## WHAT TO WORK ON
Gather all lines containing the string "matplotlib" and copy them out.

## DATA

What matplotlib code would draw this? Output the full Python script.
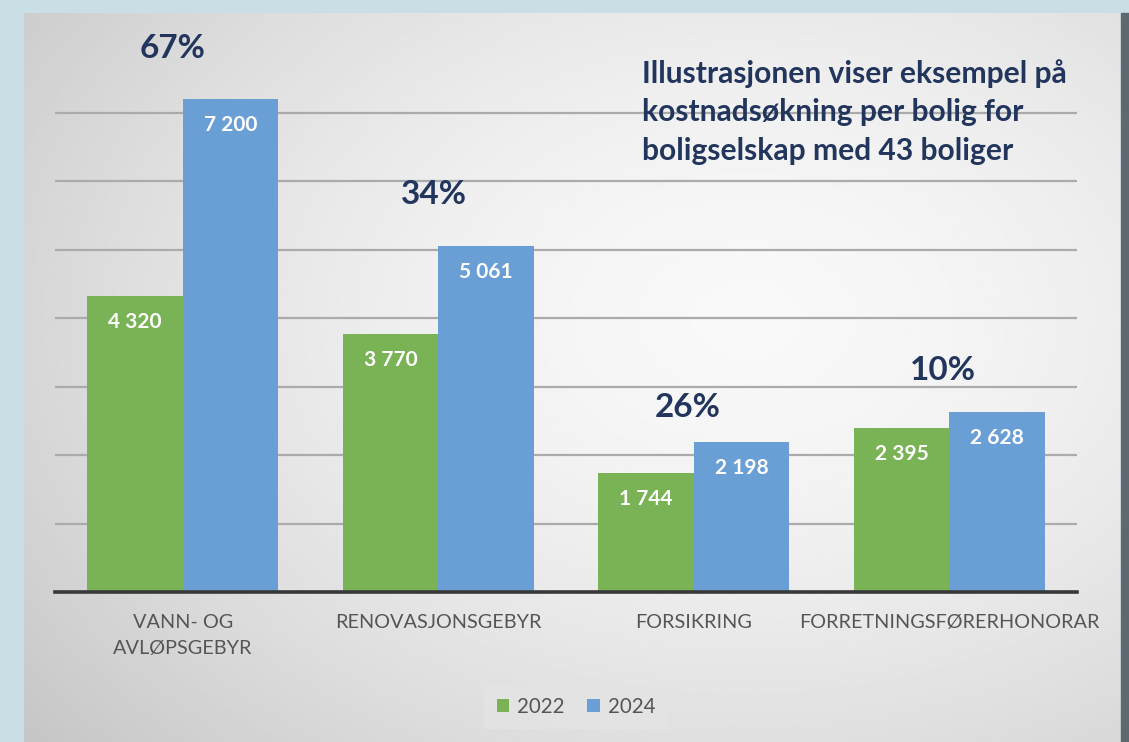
import numpy as np
import matplotlib
matplotlib.use("Agg")
import matplotlib.pyplot as plt
from matplotlib.patches import Rectangle

# ---- data ----
categories = ["VANN- OG\nAVLØPSGEBYR", "RENOVASJONSGEBYR", "FORSIKRING", "FORRETNINGSFØRERHONORAR"]
series_names = ["2022", "2024"]
values_2022 = [4320, 3770, 1744, 2395]
values_2024 = [7200, 5061, 2198, 2628]
title_lines = ["Illustrasjonen viser eksempel på",
               "kostnadsøkning per bolig for",
               "boligselskap med 43 boliger"]

# ---- style ----
W, H = 1129, 742
GREEN = "#79b356"
BLUE = "#6a9fd6"
NAVY = "#22355c"
GREY_TXT = "#555555"
FONT = "Lato"
plt.rcParams["font.family"] = [FONT, "DejaVu Sans"]

fig = plt.figure(figsize=(W / 100, H / 100), dpi=100)
fig.patch.set_facecolor("#c9dfe5")

def fx(px):
    return px / W

def fy(py):
    return 1 - py / H

# panel with radial gradient
panel_l, panel_t, panel_r = 24, 13, 1121
bg = fig.add_axes([fx(panel_l), 0, fx(panel_r - panel_l), fy(panel_t)], zorder=0)
gy, gx = np.mgrid[0:1:300j, 0:1:400j]
d = np.sqrt(((gx - 0.66) / 0.8) ** 2 + ((gy - 0.42) / 0.85) ** 2)
shade = 0.975 - 0.18 * np.clip(d, 0, 1.2) ** 1.6
bg.imshow(shade, cmap="gray", vmin=0, vmax=1, aspect="auto",
          extent=[0, 1, 0, 1], origin="upper", interpolation="bilinear")
bg.set_axis_off()
fig.add_artist(Rectangle((fx(panel_r), 0), fx(W - panel_r), fy(panel_t),
                         transform=fig.transFigure, color="#5b6a70", zorder=1))

# main axes
ax_l, ax_r, ax_base, px_per_k = 55, 1077, 592, 68.43
ymax = 8000
ax = fig.add_axes([fx(ax_l), fy(ax_base), fx(ax_r - ax_l), (ymax / 1000 * px_per_k) / H], zorder=2)
ax.set_facecolor("none")

x = np.arange(len(categories))
bw = 0.374
b1 = ax.bar(x - bw / 2, values_2022, bw, color=GREEN, label=series_names[0], zorder=3)
b2 = ax.bar(x + bw / 2, values_2024, bw, color=BLUE, label=series_names[1], zorder=3)

ax.set_xlim(-0.5, len(categories) - 0.5)
ax.set_ylim(0, ymax)
ax.set_yticks(np.arange(0, ymax, 1000))
ax.yaxis.grid(True, color="#ababab", linewidth=1.6, zorder=1)
ax.set_axisbelow(True)
ax.tick_params(axis="y", left=False, labelleft=False)
ax.tick_params(axis="x", bottom=False, pad=12, labelsize=14.3, labelcolor=GREY_TXT)
ax.set_xticks(x)
ax.set_xticklabels(categories, linespacing=1.65)
for s in ["top", "right", "left"]:
    ax.spines[s].set_visible(False)
ax.spines["bottom"].set_color("#383838")
ax.spines["bottom"].set_linewidth(2.6)
ax.spines["bottom"].set_zorder(4)

def fmt(v):
    return f"{v:,}".replace(",", " ")

for bars in (b1, b2):
    for r in bars:
        ax.annotate(fmt(int(r.get_height())),
                    (r.get_x() + r.get_width() / 2, r.get_height()),
                    xytext=(0, -26), textcoords="offset pixels",
                    ha="center", va="center", color="white",
                    fontsize=15, fontweight="bold", zorder=5)

# percentage increase labels
pct_offsets_px = [51, 51, 34, 42]
pct_dx_px = [-10, -4, -6, -6]
for i, (a, b) in enumerate(zip(values_2022, values_2024)):
    pct = round((b / a - 1) * 100)
    ax.annotate(f"{pct}%", (x[i], max(a, b)),
                xytext=(pct_dx_px[i], pct_offsets_px[i]), textcoords="offset pixels",
                ha="center", va="center", color=NAVY,
                fontsize=24, fontweight="bold", zorder=5)

# title text block
for k, line in enumerate(title_lines):
    fig.text(fx(642), fy(83 + 38.5 * k), line, ha="left", va="baseline",
             color=NAVY, fontsize=21.6, fontweight="bold", zorder=5)

# legend
leg = ax.legend(loc="center", bbox_to_anchor=(fx(576), fy(707)),
                bbox_transform=fig.transFigure, ncol=2, frameon=True,
                fontsize=14.8, handlelength=0.6, handleheight=0.6,
                handletextpad=0.4, columnspacing=1.1, borderpad=0.6,
                fancybox=False)
leg.get_frame().set_facecolor("#e4e4e4")
leg.get_frame().set_edgecolor("none")
leg.get_frame().set_alpha(0.8)
for t in leg.get_texts():
    t.set_color(GREY_TXT)

fig.savefig("out.png", dpi=100)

## SOLUTION TO THIS PROBLEM
What matplotlib code would draw this? Output the full Python script.
import matplotlib
matplotlib.use("Agg")
import matplotlib.pyplot as plt
from matplotlib.patches import Rectangle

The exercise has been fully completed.